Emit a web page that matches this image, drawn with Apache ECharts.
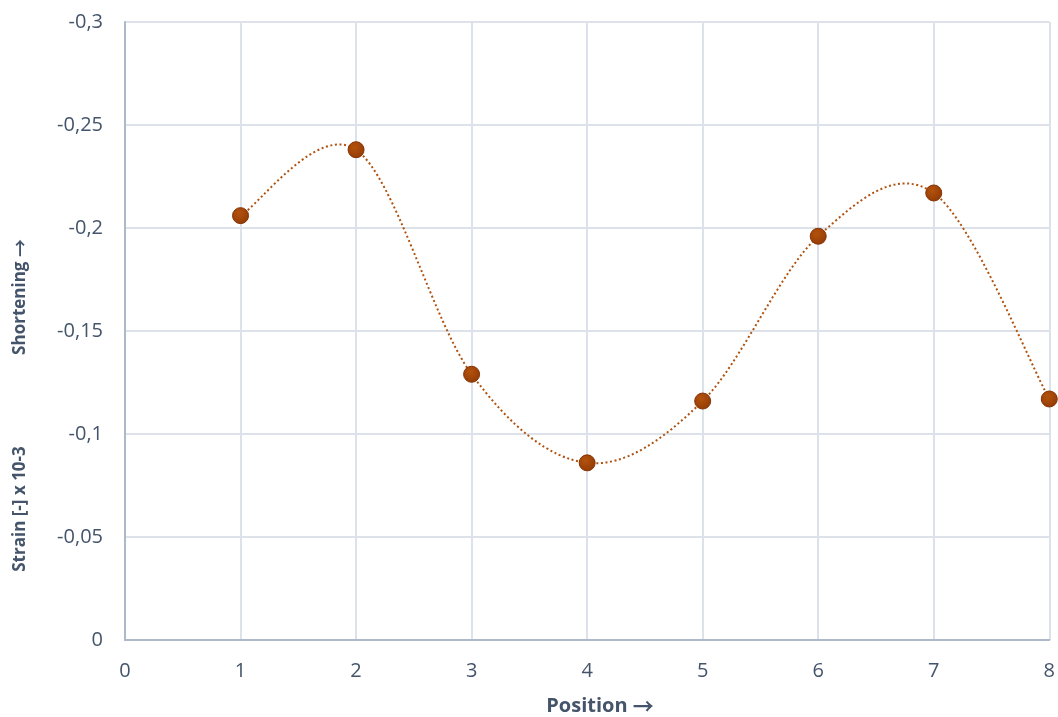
<!DOCTYPE html>
<html>
<head>
<meta charset="utf-8">
<script src="https://cdn.jsdelivr.net/npm/echarts@6/dist/echarts.min.js"></script>
<style>
  html, body { margin: 0; padding: 0; background: #ffffff; }
  #chart { width: 1058px; height: 717px; }
</style>
</head>
<body>
<div id="chart"></div>
<script>
// Measured strain at each position (negative = shortening)
const positions = [1, 2, 3, 4, 5, 6, 7, 8];
const strain = [-0.206, -0.238, -0.129, -0.086, -0.116, -0.196, -0.217, -0.117];
const xTicks = [0, 1, 2, 3, 4, 5, 6, 7, 8];
const yTicks = [0, -0.05, -0.1, -0.15, -0.2, -0.25, -0.3];

const textColor = '#44546a';
const fontFamily = '"Open Sans", "Noto Sans", sans-serif';
const arrowFont = '"Noto Sans CJK SC", "DejaVu Sans", sans-serif';
const lineColor = '#b0520f';

const points = positions.map((p, i) => [p, strain[i]]);

// Draws the spline segment from point i to point i+1 (Catmull-Rom style
// control points computed in pixel space from neighbouring points).
function renderSegment(params, api) {
  const i = params.dataIndex;
  if (i >= points.length - 1) return null;
  const n = points.length;
  const P = k => api.coord(points[Math.max(0, Math.min(n - 1, k))]);
  const p0 = P(i - 1), p1 = P(i), p2 = P(i + 1), p3 = P(i + 2);
  const t = 1 / 6;
  return {
    type: 'bezierCurve',
    shape: {
      x1: p1[0], y1: p1[1],
      x2: p2[0], y2: p2[1],
      cpx1: p1[0] + (p2[0] - p0[0]) * t, cpy1: p1[1] + (p2[1] - p0[1]) * t,
      cpx2: p2[0] - (p3[0] - p1[0]) * t, cpy2: p2[1] - (p3[1] - p1[1]) * t
    },
    style: { stroke: lineColor, fill: 'none', lineWidth: 2, lineDash: [2, 2.6] },
    silent: true
  };
}

const chart = echarts.init(document.getElementById('chart'), null, { renderer: 'canvas' });

chart.setOption({
  animation: false,
  grid: { left: 125, right: 8, top: 22, bottom: 77, containLabel: false },
  xAxis: {
    type: 'value',
    min: xTicks[0],
    max: xTicks[xTicks.length - 1],
    interval: 1,
    axisLine: { show: true, lineStyle: { color: '#adb9ca', width: 2 } },
    axisTick: { show: false },
    splitLine: { show: true, lineStyle: { color: '#dde2ea', width: 2 } },
    axisLabel: { color: textColor, fontSize: 20, fontFamily, margin: 21 }
  },
  yAxis: {
    type: 'value',
    inverse: true,
    min: yTicks[yTicks.length - 1],
    max: yTicks[0],
    interval: 0.05,
    axisLine: { show: true, lineStyle: { color: '#adb9ca', width: 2 } },
    axisTick: { show: false },
    splitLine: { show: true, lineStyle: { color: '#dde2ea', width: 2 } },
    axisLabel: {
      color: textColor, fontSize: 20, fontFamily, margin: 22,
      formatter: v => {
        const r = Math.round(v * 100) / 100;
        return r === 0 ? '0' : String(r).replace('.', ',');
      }
    }
  },
  graphic: [
    {
      type: 'text', x: 600, y: 706,
      style: {
        text: '{t|Position }{a|→}',
        align: 'center', verticalAlign: 'middle',
        rich: {
          t: { fill: textColor, font: 'bold 20px ' + fontFamily },
          a: { fill: textColor, font: 'bold 21px ' + arrowFont }
        }
      }
    },
    {
      type: 'text', x: 20, y: 509, rotation: Math.PI / 2,
      style: { text: 'Strain [-] x 10-3', fill: textColor, font: 'bold 17px ' + fontFamily, align: 'center', verticalAlign: 'middle' }
    },
    {
      type: 'text', x: 20, y: 297, rotation: Math.PI / 2,
      style: {
        text: '{t|Shortening }{a|→}',
        align: 'center', verticalAlign: 'middle',
        rich: {
          t: { fill: textColor, font: 'bold 17px ' + fontFamily },
          a: { fill: textColor, font: 'bold 18px ' + arrowFont }
        }
      }
    }
  ],
  series: [
    {
      type: 'custom',
      data: points,
      encode: { x: 0, y: 1 },
      renderItem: renderSegment,
      clip: false,
      z: 2
    },
    {
      type: 'scatter',
      data: points,
      symbol: 'circle',
      symbolSize: 16,
      itemStyle: {
        opacity: 1,
        color: new echarts.graphic.RadialGradient(0.4, 0.35, 0.7, [
          { offset: 0, color: '#b4520c' },
          { offset: 1, color: '#913a06' }
        ]),
        borderColor: '#863305',
        borderWidth: 1
      },
      clip: false,
      z: 3
    }
  ]
});
</script>
</body>
</html>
────────
■ **TO DO**
Repeat only the lines from the beginning of the material through the line containing "const yTicks = [0, -0.05, -0.1, -0.15, -0.2, -0.25, -0.3];", both ends kept, leaving pictures out.

■ **THE OUTPUT**
Emit a web page that matches this image, drawn with Apache ECharts.
<!DOCTYPE html>
<html>
<head>
<meta charset="utf-8">
<script src="https://cdn.jsdelivr.net/npm/echarts@6/dist/echarts.min.js"></script>
<style>
  html, body { margin: 0; padding: 0; background: #ffffff; }
  #chart { width: 1058px; height: 717px; }
</style>
</head>
<body>
<div id="chart"></div>
<script>
// Measured strain at each position (negative = shortening)
const positions = [1, 2, 3, 4, 5, 6, 7, 8];
const strain = [-0.206, -0.238, -0.129, -0.086, -0.116, -0.196, -0.217, -0.117];
const xTicks = [0, 1, 2, 3, 4, 5, 6, 7, 8];
const yTicks = [0, -0.05, -0.1, -0.15, -0.2, -0.25, -0.3];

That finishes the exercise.